§ Listed entries
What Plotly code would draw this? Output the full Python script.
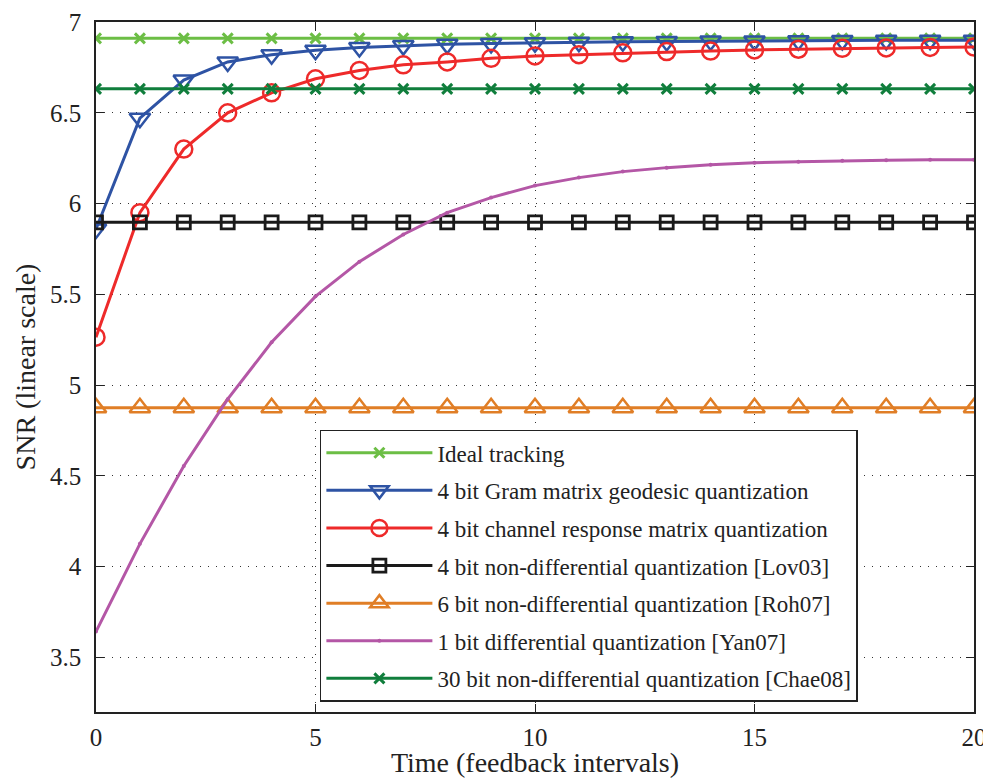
import plotly.graph_objects as go

t = list(range(21))

ideal = [6.91] * 21
gram = [5.86, 6.47, 6.68, 6.78, 6.82, 6.845, 6.86, 6.87, 6.877, 6.882, 6.886,
        6.889, 6.891, 6.893, 6.895, 6.896, 6.897, 6.898, 6.899, 6.9, 6.9]
chan = [5.264, 5.95, 6.30, 6.50, 6.61, 6.687, 6.733, 6.764, 6.78, 6.80, 6.813,
        6.82, 6.83, 6.837, 6.84, 6.846, 6.85, 6.855, 6.857, 6.86, 6.862]
lov03 = [5.897] * 21
roh07 = [4.875] * 21
yan07 = [3.643, 4.126, 4.555, 4.923, 5.236, 5.489, 5.68, 5.83, 5.95, 6.033, 6.099,
         6.143, 6.176, 6.198, 6.214, 6.225, 6.23, 6.236, 6.238, 6.241, 6.242]
chae08 = [6.632] * 21

names = [
    "Ideal tracking",
    "4 bit Gram matrix geodesic quantization",
    "4 bit channel response matrix quantization",
    "4 bit non-differential quantization [Lov03]",
    "6 bit non-differential quantization [Roh07]",
    "1 bit differential quantization [Yan07]",
    "30 bit non-differential quantization [Chae08]",
]

styles = [
    (ideal, "#6CBE45", "x-thin", 10, 3),
    (gram, "#2E53A4", "triangle-down-open", 18, 2.5),
    (chan, "#EE2A2A", "circle-open", 17, 2.5),
    (lov03, "#1A1A1A", "square-open", 13, 2.8),
    (roh07, "#E07E26", "triangle-up-open", 18, 2.5),
    (yan07, "#B457A6", "circle", 4, 0),
    (chae08, "#107E3C", "x-thin", 10, 3),
]

fig = go.Figure()
for i, (name, (y, col, sym, sz, lw)) in enumerate(zip(names, styles)):
    mk = dict(symbol=sym, size=sz, color=col, line=dict(color=col, width=lw))
    fig.add_trace(go.Scatter(
        x=t, y=y, mode="lines+markers", name=name, legendgroup=f"g{i}",
        line=dict(color=col, width=3), marker=mk,
    ))

font = "Liberation Serif, Times New Roman, serif"
axis_common = dict(
    showline=True, linecolor="#222", linewidth=1.5, mirror="ticks",
    ticks="inside", ticklen=8, tickcolor="#222", tickwidth=1,
    showgrid=True, gridcolor="#333", griddash="1px,7px", gridwidth=1,
    zeroline=False, tickfont=dict(family=font, size=25, color="#222"),
    automargin=False, ticklabeloverflow="allow",
)

fig.update_layout(
    width=983, height=778,
    margin=dict(l=96, r=9, t=22, b=66),
    plot_bgcolor="white", paper_bgcolor="white",
    font=dict(family=font, color="#222"),
    xaxis=dict(range=[0, 20], tickvals=[0, 5, 10, 15, 20],
               ticklabelstandoff=2,
               title=dict(text="Time (feedback intervals)", font=dict(family=font, size=28), standoff=6),
               **axis_common),
    yaxis=dict(range=[3.2, 7], tickvals=[3.5, 4, 4.5, 5, 5.5, 6, 6.5, 7],
               ticktext=["3.5", "4", "4.5", "5", "5.5", "6", "6.5", "7"],
               ticklabelstandoff=8,
               title=dict(text="SNR (linear scale)", font=dict(family=font, size=28), standoff=6),
               **axis_common),
    legend=dict(
        x=0.255, y=0.409, xanchor="left", yanchor="top",
        bgcolor="white", bordercolor="#222", borderwidth=1.5,
        font=dict(family=font, size=23, color="#222"),
        tracegroupgap=4.7, traceorder="grouped", itemwidth=106,
    ),
    showlegend=True,
)

fig.write_html("out.html")
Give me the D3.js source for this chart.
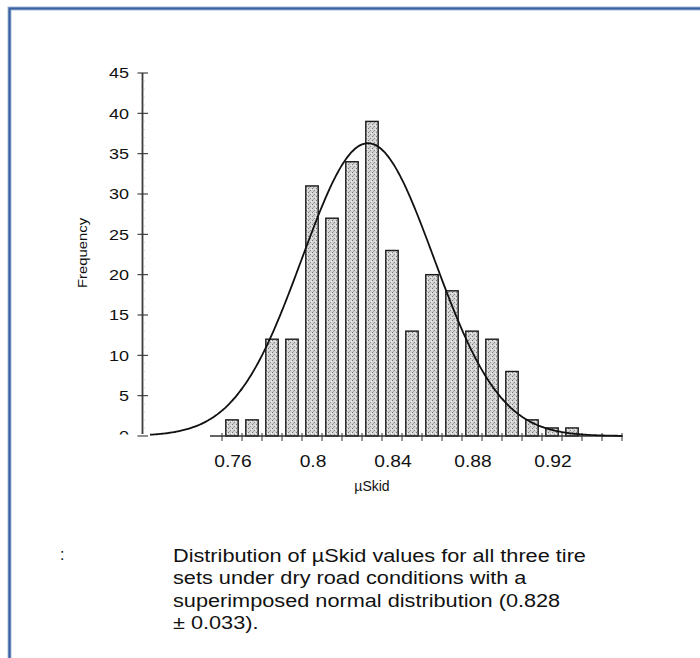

§ Short task
Skipping the pictures, transcribe each line above exactly as it appears.

§ Response
What Plotly code would draw this? Output the full Python script.
import plotly.graph_objects as go

t = list(range(21))

ideal = [6.91] * 21
gram = [5.86, 6.47, 6.68, 6.78, 6.82, 6.845, 6.86, 6.87, 6.877, 6.882, 6.886,
        6.889, 6.891, 6.893, 6.895, 6.896, 6.897, 6.898, 6.899, 6.9, 6.9]
chan = [5.264, 5.95, 6.30, 6.50, 6.61, 6.687, 6.733, 6.764, 6.78, 6.80, 6.813,
        6.82, 6.83, 6.837, 6.84, 6.846, 6.85, 6.855, 6.857, 6.86, 6.862]
lov03 = [5.897] * 21
roh07 = [4.875] * 21
yan07 = [3.643, 4.126, 4.555, 4.923, 5.236, 5.489, 5.68, 5.83, 5.95, 6.033, 6.099,
         6.143, 6.176, 6.198, 6.214, 6.225, 6.23, 6.236, 6.238, 6.241, 6.242]
chae08 = [6.632] * 21

names = [
    "Ideal tracking",
    "4 bit Gram matrix geodesic quantization",
    "4 bit channel response matrix quantization",
    "4 bit non-differential quantization [Lov03]",
    "6 bit non-differential quantization [Roh07]",
    "1 bit differential quantization [Yan07]",
    "30 bit non-differential quantization [Chae08]",
]

styles = [
    (ideal, "#6CBE45", "x-thin", 10, 3),
    (gram, "#2E53A4", "triangle-down-open", 18, 2.5),
    (chan, "#EE2A2A", "circle-open", 17, 2.5),
    (lov03, "#1A1A1A", "square-open", 13, 2.8),
    (roh07, "#E07E26", "triangle-up-open", 18, 2.5),
    (yan07, "#B457A6", "circle", 4, 0),
    (chae08, "#107E3C", "x-thin", 10, 3),
]

fig = go.Figure()
for i, (name, (y, col, sym, sz, lw)) in enumerate(zip(names, styles)):
    mk = dict(symbol=sym, size=sz, color=col, line=dict(color=col, width=lw))
    fig.add_trace(go.Scatter(
        x=t, y=y, mode="lines+markers", name=name, legendgroup=f"g{i}",
        line=dict(color=col, width=3), marker=mk,
    ))

font = "Liberation Serif, Times New Roman, serif"
axis_common = dict(
    showline=True, linecolor="#222", linewidth=1.5, mirror="ticks",
    ticks="inside", ticklen=8, tickcolor="#222", tickwidth=1,
    showgrid=True, gridcolor="#333", griddash="1px,7px", gridwidth=1,
    zeroline=False, tickfont=dict(family=font, size=25, color="#222"),
    automargin=False, ticklabeloverflow="allow",
)

fig.update_layout(
    width=983, height=778,
    margin=dict(l=96, r=9, t=22, b=66),
    plot_bgcolor="white", paper_bgcolor="white",
    font=dict(family=font, color="#222"),
    xaxis=dict(range=[0, 20], tickvals=[0, 5, 10, 15, 20],
               ticklabelstandoff=2,
               title=dict(text="Time (feedback intervals)", font=dict(family=font, size=28), standoff=6),
               **axis_common),
    yaxis=dict(range=[3.2, 7], tickvals=[3.5, 4, 4.5, 5, 5.5, 6, 6.5, 7],
               ticktext=["3.5", "4", "4.5", "5", "5.5", "6", "6.5", "7"],
               ticklabelstandoff=8,
               title=dict(text="SNR (linear scale)", font=dict(family=font, size=28), standoff=6),
               **axis_common),
    legend=dict(
        x=0.255, y=0.409, xanchor="left", yanchor="top",
        bgcolor="white", bordercolor="#222", borderwidth=1.5,
        font=dict(family=font, size=23, color="#222"),
        tracegroupgap=4.7, traceorder="grouped", itemwidth=106,
    ),
    showlegend=True,
)

fig.write_html("out.html")
Give me the D3.js source for this chart.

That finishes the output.